Speak up to PSE
Some 40 years ago I was chairman of the Bellevue Planning commission. Conditional Use Permits, like the one sought by Puget Sound Energy (PSE) to double the voltage going through the corridor their electricity shares with volatile diesel and airplane fuel, were decided by the Planning Commission.
A failed proposal could then be appealed to the City Council, but both the Council and Commission felt an obligation to citizens, not corporate profit. The current proposal that would expand the fiery risk and raise the industrial intrusion of tall metal towers into our neighborhoods would have been rejected. There were few appeals from our denials and the people could rely on the Council to protect them as fully as the Planning Commission.
Fort years ago, the Comprehensive Plan provided that, “single-family residential areas shall be preserved and protected.” That provision is gone. We now can only rely on the Hearing Examiner and the City Council to preserve and protect single-family residential areas. Three children in Bellingham died as a result of proximity of electricity and volatile fuel. We are now placidly assured that PSE will protect Bellevue from inherent danger.
The lure of profit make it hazardous to rely on their assurances. PSE’s investors will profit if the city can be persuaded to abandon its duty. If that happens, we citizens would likely have to bear the burden of a million people living on the Eastside in a few years and PSE’s profits would expand exponentially, enough so that PSE investors wouldn’t have much risk to worry them, even though we would.
Steve Funk
Bellevue
Energize is a gamble
Puget Sound Energy’s proposed Energize Eastside (EE) would be a capital-intensive gamble with money out of the pockets of PSE’s customers. The project relies on yesterday’s technology to meet phantom future energy needs. Even if our future needs were real, there are new proven technologies which are cheaper, more flexible and won’t damage our environment. In fact, such technologies are being adopted by other nearby utilities. PSE has declined to seriously study these potential solutions.

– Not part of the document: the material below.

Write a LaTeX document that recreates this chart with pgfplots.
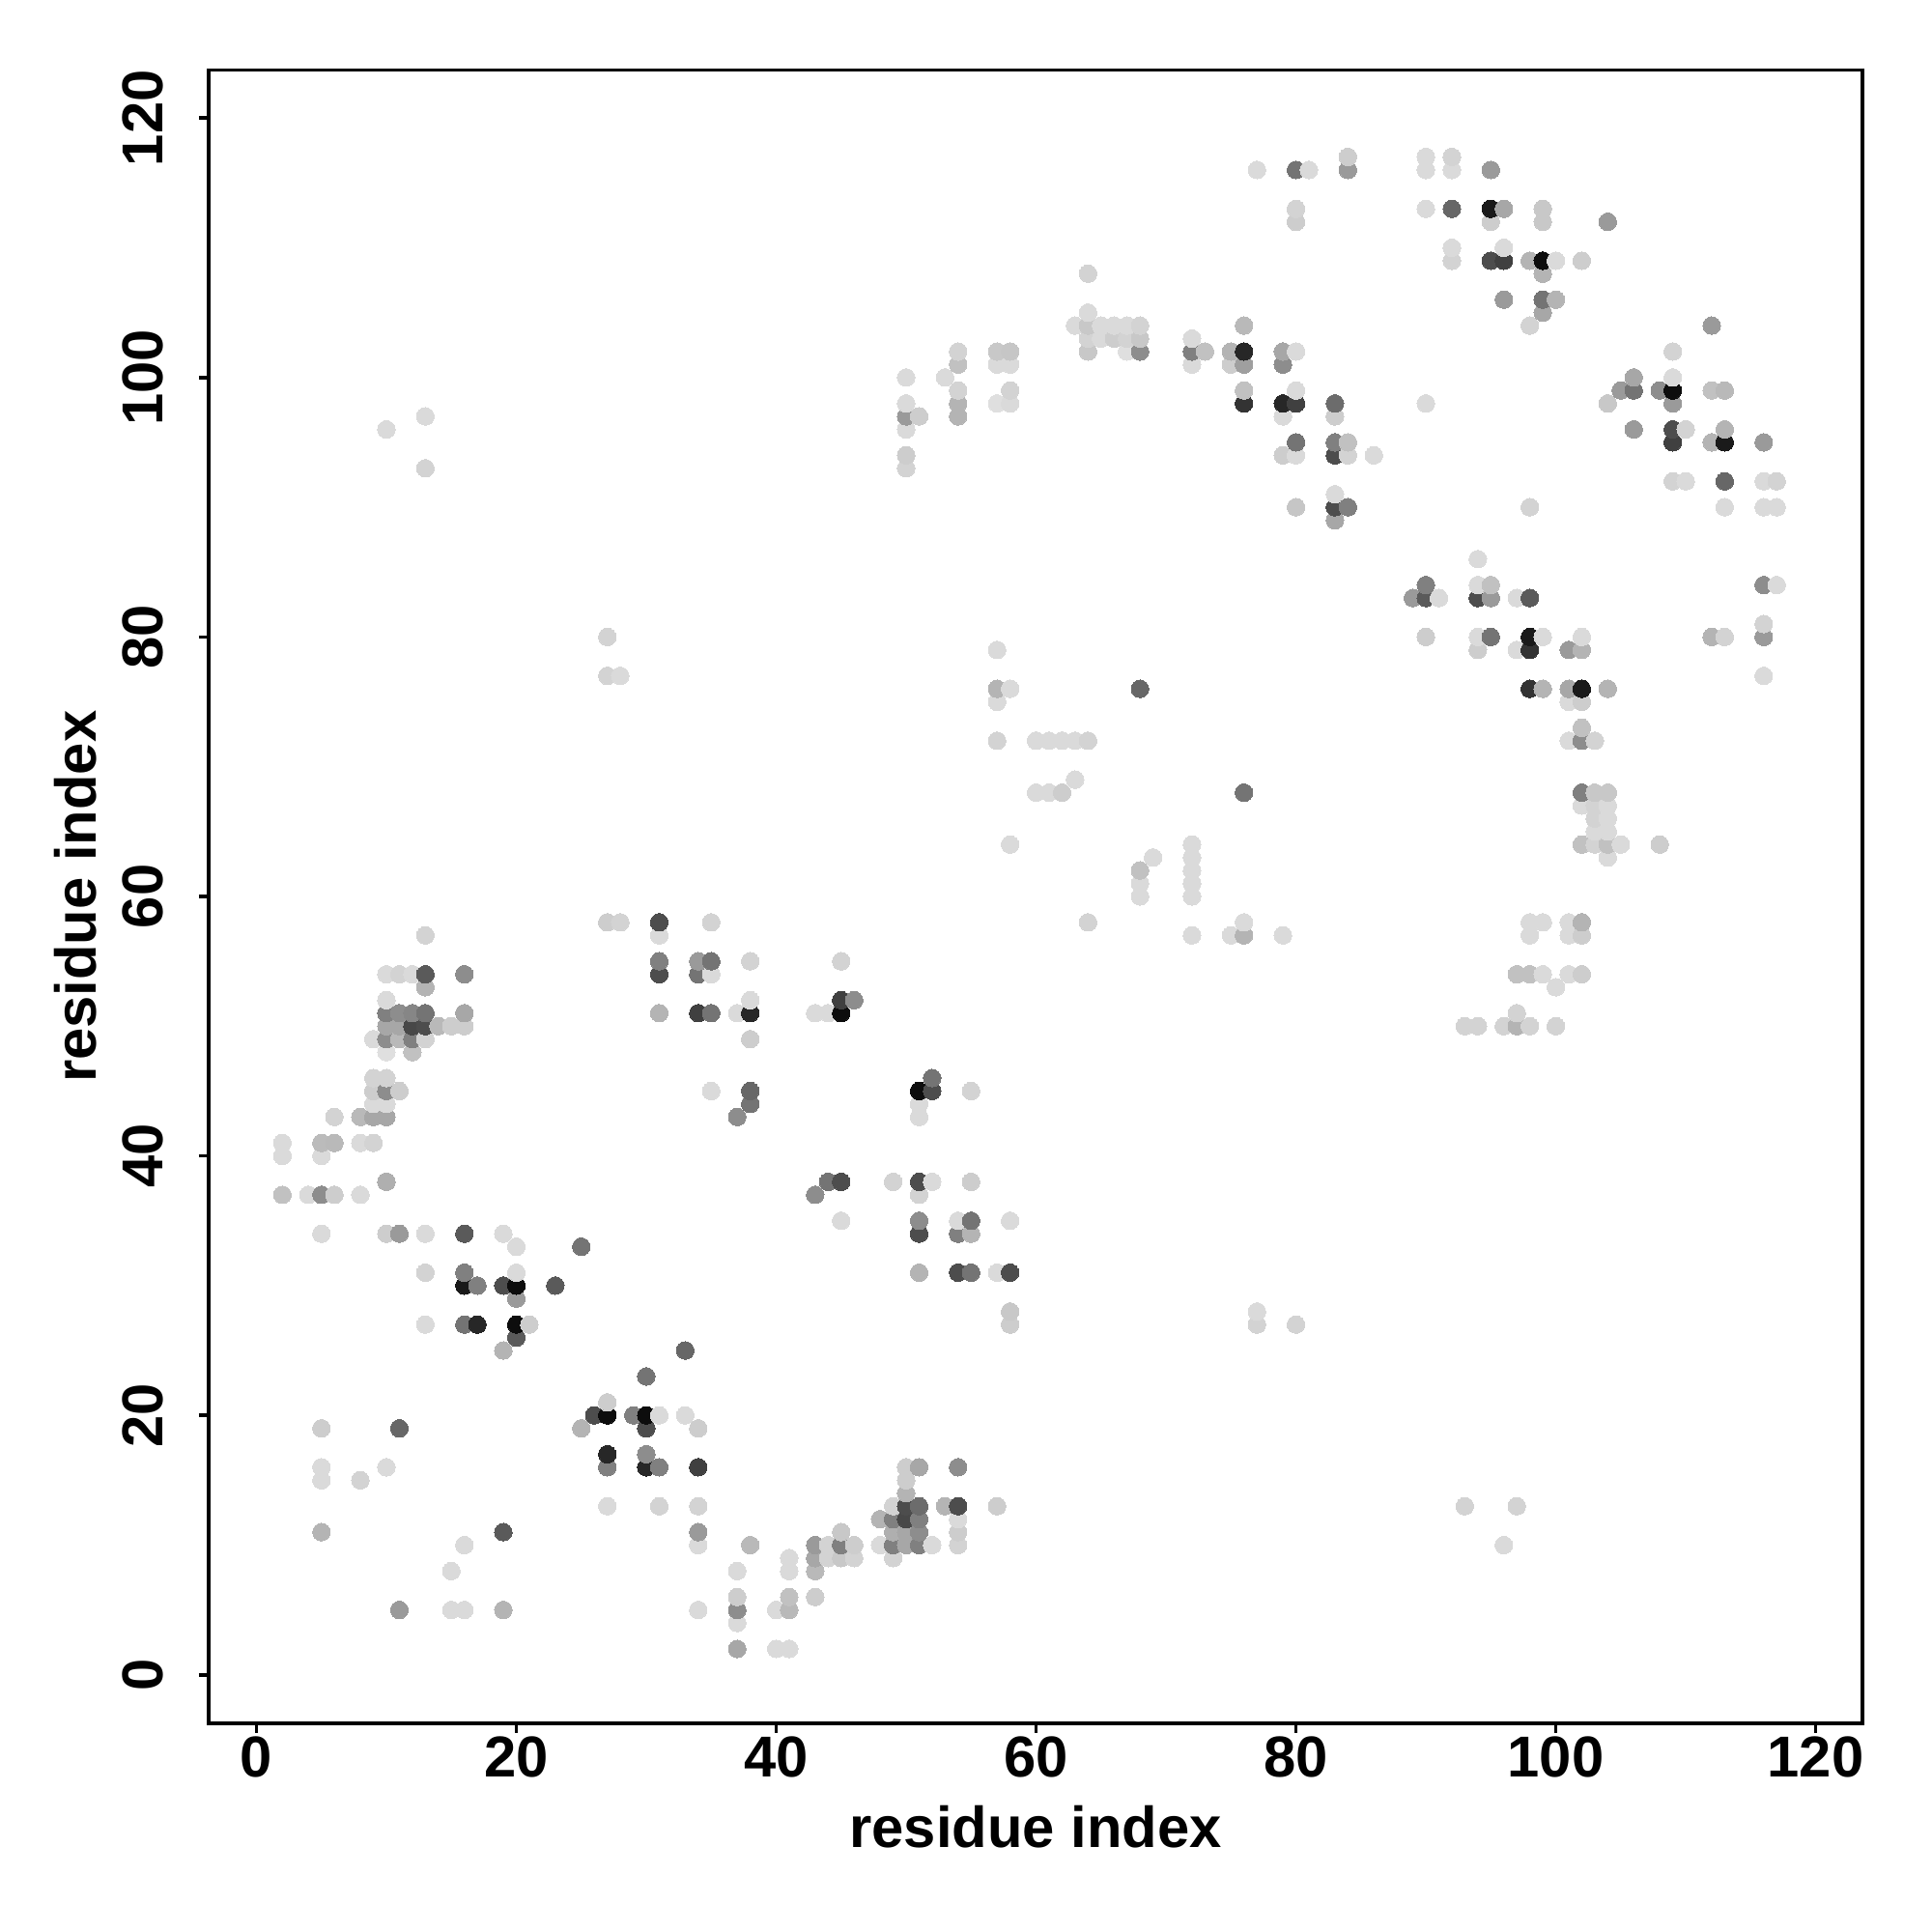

Conservation, batteries, demand response (incentivizing customers to avoid using energy during peak demand), distributed generation (small, on-site, grid-connected energy generation and storage devices), more efficient building techniques as well as other new energy technologies and practices will easily meet any additional energy need we have in the future while improving overall reliability.
Speaking of reliability, most power outages are due to trees falling on power lines. A fallen tree won’t take out a battery. Small generators in office buildings won’t topple over in a windstorm. Practices that reduce energy demand are impervious to Mother Nature. We don’t have to choose just one of these approaches. All these things can be used together to address our future energy needs.
Let our city officials know that Energize Eastside is not the answer.